Monday, December 7, 2015

The Martian

The Martian centers on a triangulation. 
One point is the vastness of the cosmos. Hence the astronomical distances and calculations and the recurring shot of Mark Watney (Matt Damon) as a minuscule dot moving across the red landscape of Mars.  
The other immensity is the astonishing achievement of human technology. This works on two levels: (i) the science demonstrated in the mechanics of space travel and communication and (ii) the equally impressive scientific effects in the composition of the film itself. Cinema as well as science is celebrated in the film’s dramatic visuals. When Martinez jokes that Mark is “just a botanist, not a real scientist,” the gag makes all of science an index of  mankind’s achievement. Of course, it’s Watney’s savvy as a botanist that enables him to grow potatoes in his own excrement on Mars and thus to survive. Botany is the science of earth, here the balance against the science of space. 
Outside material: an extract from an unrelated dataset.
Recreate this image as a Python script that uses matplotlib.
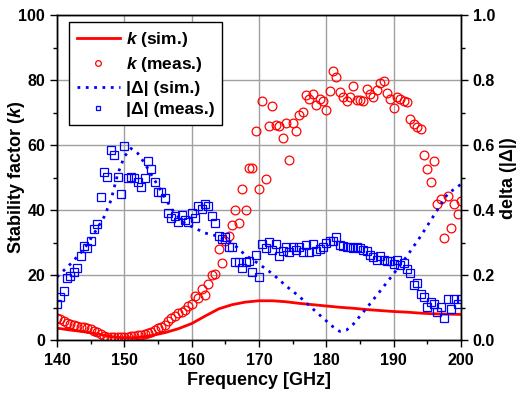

The third pole, in tension with these two immensities, is the worth of the individual human life. However impressive the realization of space travel and man’s new technology, the film’s essential value is  one person’s life. The team members vote unanimously to risk their own lives to save their colleague. In the rescue’s climax two space-suited bodies float through space, clinging to a slender sash until they can clutch each other. 
That teamwork extends outward to the national community — when all America (i.e., CNN and Times Square) gathers to root for Watney’s rescue — and internationally, when China volunteers its advanced propulsion system to save him. For the latter to happen, humanity has to transcend politics. Both countries’ scientists have to do an end run around their respective governments. 
In the more conventional version of teamwork, two of the astronauts end up marrying and having a baby. All the examples of connection, teamwork, community, are based on the value of the individual life, which should — but does not always, or even often, ok, maybe ever — transcend considerations of the collective. Fiction reminds us what we should make our reality.
   The film draws on earlier fiction forms as well. Watney’s ingenuity recalls Robinson Crusoe and the Tom Hanks and Spalding affair. Pillaging the unclaimed seas, Watney styles himself Blondbeard the Pirate. The individual life is what traditional fiction has celebrated and it remains the primary value even amid the impressiveness of ultramodern science and the newly fathomed reaches of the universe. Watney recites his log as a reminder that all the splendours we’re seeing are at least balanced and usually trumped by the value of the individual consciousness.